Most large IT services companies have been investing in automation of processes in their traditional businesses like business process outsourcing (BPO) and application and infrastructure management, which means fewer engineers will be required at the lower end of the pyramid. And with US President Donald Trump insisting that IT service providers to hire more US citizens at home, the need to send Indian experts abroad may reduce.
At the turn of the century, a boom in the IT sector led by companies such as TCS, Infosys and Wipro translated into the creation of thousands of white collar jobs in the country, and a relatively easy opportunity to work onsite in the mature markets of US and Europe.
Since these companies were involved in mundane jobs such as infrastructure management, server maintenance and client support, they hired in huge numbers from engineering colleges across the country. Not anymore, perhaps.
Peter Bendor-Samuel of consulting firm Everest Group estimates that 80% of offshore IT jobs and 30%-40% of finance and accounting jobs in India will be eliminated by robotic process automation, which is the application of technology to process a transaction and carry out other tasks.
“Across almost every service, we see the impact as eliminating between 30% and 80% of the full time equivalent working in the Indian services industry. We believe that it will take at least 10 years for the industry to reach the upper bounds of this range, and this adoption will shrink existing legacy book of business 3% or more this year,” said Bendor-Samuel.
According to a recent World Bank report, automation threatens seven out of 10 jobs in India. IT biggies are open about the fact that recruitment of the hundreds of graduates from Indian engineering colleges has reduced as they automate.
“The focus the industry had on hiring will shift into re-skilling. The entire industry is hiring fewer freshers. Given the macro environment, people are hiring more onsite. Jobs at the bottom of the pyramid are getting automated,” Wipro HR head Saurabh Govil said.
Automation has been changing every sector and putting the squeeze on people, and it’s now the turn of IT. “If you consider the various jobs that any industry has, it is likely that repetitive tasks that can be performed better by systems with artificial intelligence are the jobs that will go away,” said Richard Lobo, executive vice-president and head of HR at Infosys.
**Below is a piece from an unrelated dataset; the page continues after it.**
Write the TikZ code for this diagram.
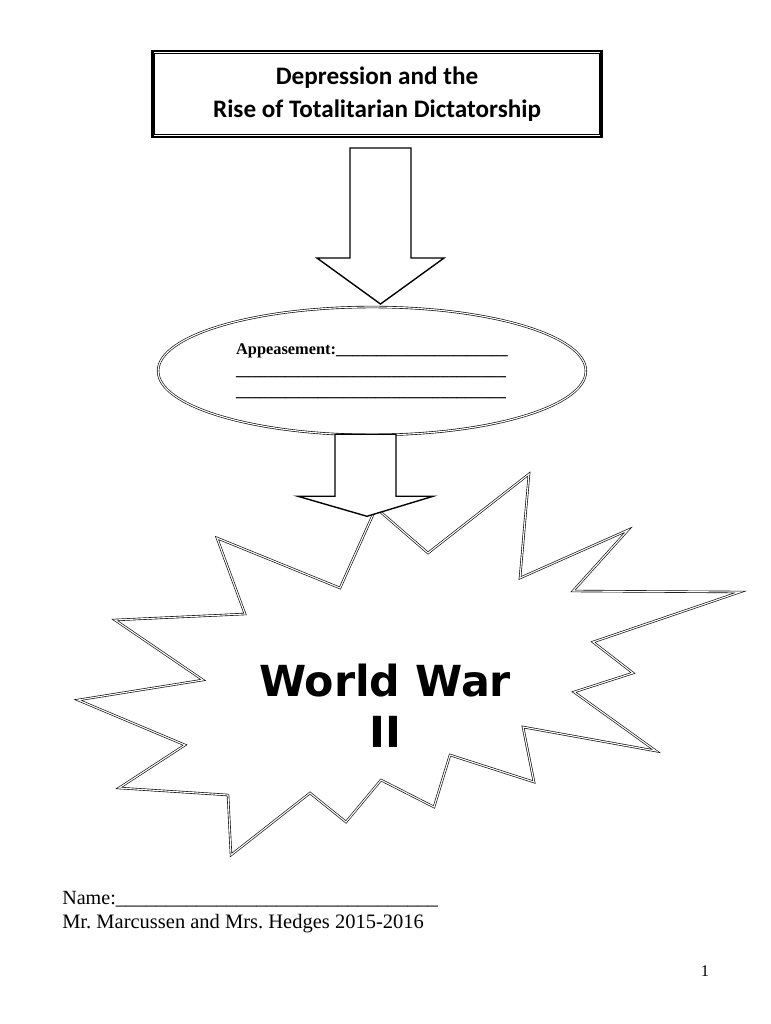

Infosys, India’s second largest software services exporter by revenue, hired 5,719 people in the first nine months of this fiscal, down from 17,196 in the same period a year earlier.
“We continue our relentless focus on introducing automation across our projects in the backdrop of pricing pressure in traditional services and we expect this to reflect in our future hiring,” Infosys chief executive Vishal Sikka said in a recent conference call with analysts.Automation will help companies improve operating margins. In the third quarter, Infosys ‘released’ about 2,650 full-time employees’ worth of effort in application maintenance, package system maintenance, BPO, and infrastructure management, taking the total number to 9,000 in a year. Wipro’s target is about 4,500 by April. The employees, who are released, are trained to work on more advanced projects.
“Now every position that is flagged off for hiring, we first look internally. We try to re-skill and help people move into newer areas rather than hiring externally,” said Wipro’s Govil.
“Re-skilling is a challenge. People who cannot re-skill will be under personal pressure and it will be a matter of survival for them,” said Wipro’s Govil.